The politics surrounding development around Luke Air Force Base and its auxiliary fields has unfairly created the misconception that Maricopa County has been somehow negligent or shortsighted.
It’s just not true. Maricopa County has worked for decades to preserve Luke. In fact, Luke’s protection is part of the county’s own set of strategic priorities and goals.
Maricopa County is proud of Luke’s integral role in the nation’s defense and appreciates its $2.2 billion economic impact, not just in the west Valley, but statewide. The simple truth is that county government has been thrown in the middle of a legal and financial Catch-22. We will fight to preserve Luke.
Here is our dilemma: Governments routinely condemn private property for public purposes, to build roads, freeways and other infrastructure. But when it happens, the governments compensate the property owners for their loss and inconvenience.
The Arizona law passed in 2004 orders the county to abolish residential zoning on private property surrounding the base.
Now, the attorney general says that’s OK. But this law would seem to usurp all counties’ authority on planning and zoning. What if the county complies with this law and does what the attorney general advises? The landowners will surely sue for compensation. They did exactly that shortly after the law was passed, and that’s why we lifted that moratorium.

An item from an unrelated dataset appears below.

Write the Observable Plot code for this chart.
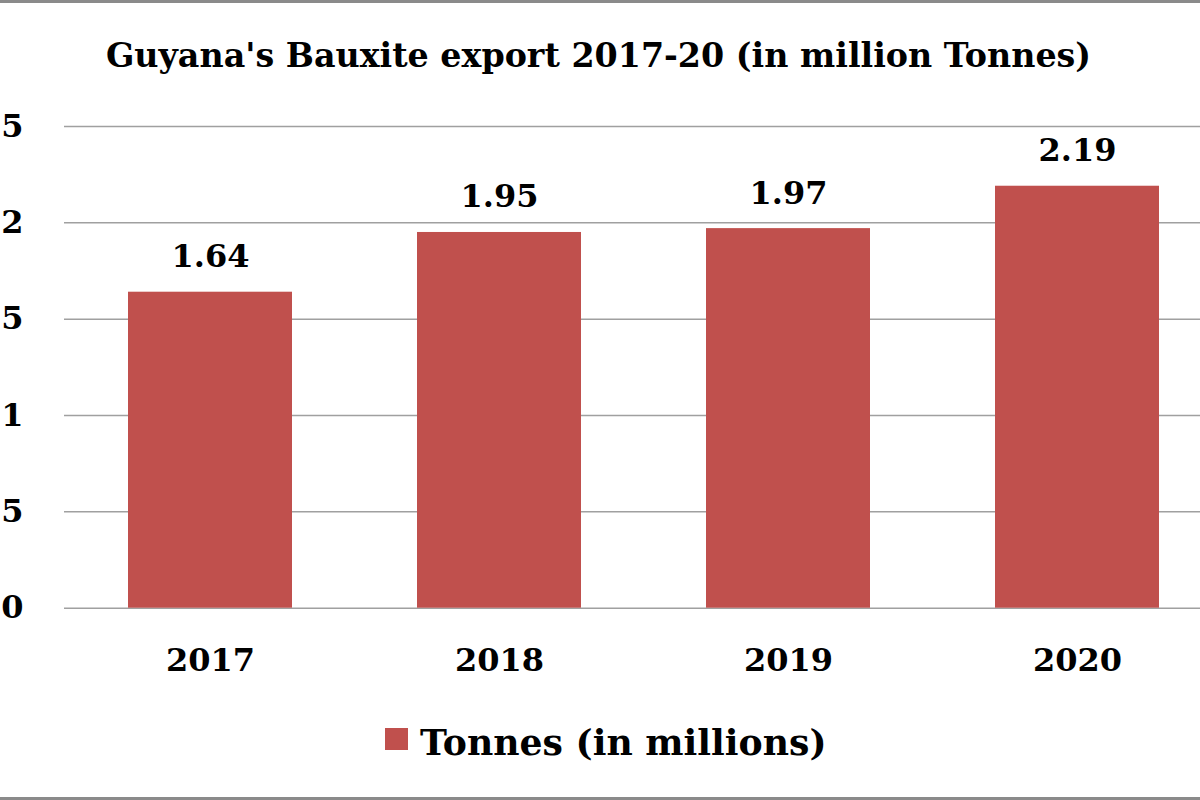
<!DOCTYPE html>
<html>
<head>
<meta charset="utf-8">
<script src="https://cdn.jsdelivr.net/npm/d3@7"></script>
<script src="https://cdn.jsdelivr.net/npm/@observablehq/plot@0.6"></script>
<style>
  html, body { margin: 0; padding: 0; background: #fff; }
  #frame {
    position: relative; width: 1200px; height: 800px; overflow: hidden;
    box-sizing: border-box; border-top: 3px solid #8a8a8a; border-bottom: 3.5px solid #8a8a8a;
    font-family: "DejaVu Serif", serif; font-weight: bold; color: #000;
  }
  #title { position: relative; height: 77px; }
  #title span {
    position: absolute; left: 0; width: 1197px; top: 36px; text-align: center;
    font-size: 33.3px; line-height: 33.3px; white-space: nowrap;
  }
  #chart { height: 620px; }
  #chart svg { display: block; }
  #legend { position: relative; height: 96.5px; }
  #legend .sw { position: absolute; left: 385px; top: 28px; width: 23px; height: 22px; background: #C0504D; }
  #legend .lb { position: absolute; left: 420px; top: 24.5px; font-size: 36.2px; line-height: 36.2px; white-space: nowrap; }
</style>
</head>
<body>
<div id="frame">
  <div id="title"><span>Guyana's Bauxite export 2017-20 (in million Tonnes)</span></div>
  <div id="chart"></div>
  <div id="legend"><div class="sw"></div><div class="lb">Tonnes (in millions)</div></div>
</div>
<script>
const years = ["2017", "2018", "2019", "2020"];
const tonnes = [1.64, 1.95, 1.97, 2.19];
const yTicks = [0, 0.5, 1, 1.5, 2, 2.5];
const barColor = "#C0504D";

const data = years.map((year, i) => ({year, value: tonnes[i]}));

const chart = Plot.plot({
  width: 1200,
  height: 620,
  marginTop: 46,
  marginBottom: 92.3,
  marginLeft: 64,
  marginRight: 0,
  style: {fontFamily: "'DejaVu Serif', serif", fontWeight: "bold", color: "#000", background: "transparent"},
  x: {domain: years, range: [64, 1222], paddingInner: 0.4335, paddingOuter: 0.2168},
  y: {domain: [0, 2.5], range: [527.7, 46]},
  marks: [
    Plot.ruleY(yTicks, {stroke: "#a0a0a0", strokeWidth: 1.5}),
    Plot.barY(data, {x: "year", y: "value", fill: barColor}),
    Plot.text(data, {x: "year", y: "value", text: d => d.value.toFixed(2), dy: -25, lineAnchor: "bottom", fontSize: 32, fontWeight: "bold", fill: "#000"}),
    Plot.axisX({tickSize: 0, tickPadding: 40, fontSize: 32, label: null}),
    Plot.axisY({ticks: yTicks, tickSize: 0, tickPadding: 41, fontSize: 32, label: null, tickFormat: d => String(d)})
  ]
});
document.getElementById("chart").appendChild(chart);
</script>
</body>
</html>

The way it was drafted, legislation protecting Luke against encroachment smacks of an unfunded mandate on county government and county taxpayers. This is an expensive worry that the state and federal governments push down to the county. Payouts could reach tens of millions of dollars.

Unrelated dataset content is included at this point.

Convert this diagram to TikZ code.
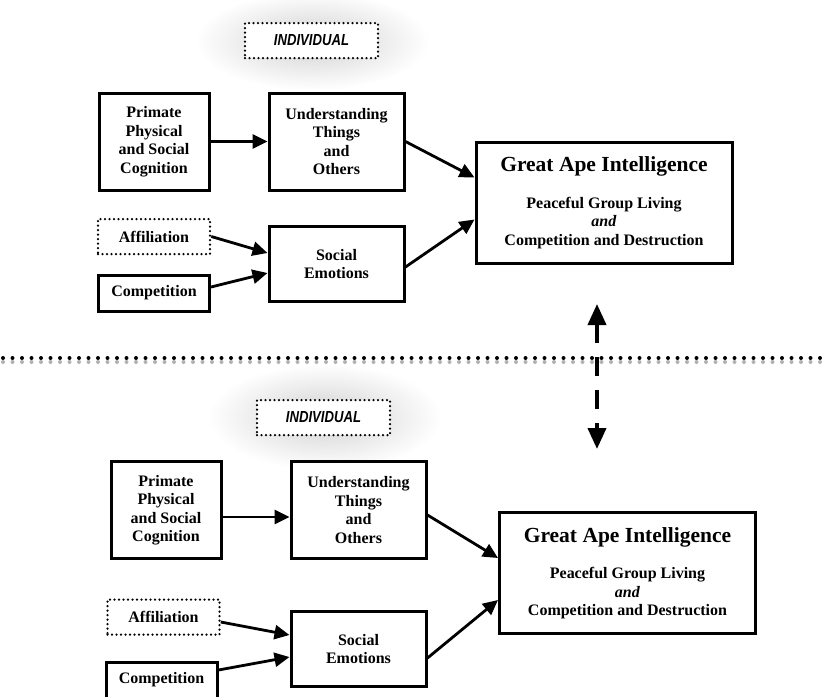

Originally, the law seemed to recognize that, creating with it a state military installation fund to buy up land or development rights near military airports. Unfortunately, that state fund was drained to help balance the budget. Now the county is left without any partners in financing these potential costs.
Luke Air Force Base is a state and local asset, a national security installation with a national mission and should be the shared responsibility of all government entities. The attorney general and the county have been negotiating this for several years. Now we are asking the court to provide answers to these complex legal and financial issues, not relying on competing legal opinions or dueling press conferences. The goal is the same: protect Luke. The question to be resolved is simple: who pays the surrounding land owners?
A court is exactly the place where such fundamental and important issues are handled.
Fulton Brock represents District 1 on the Maricopa County Board of Supervisors.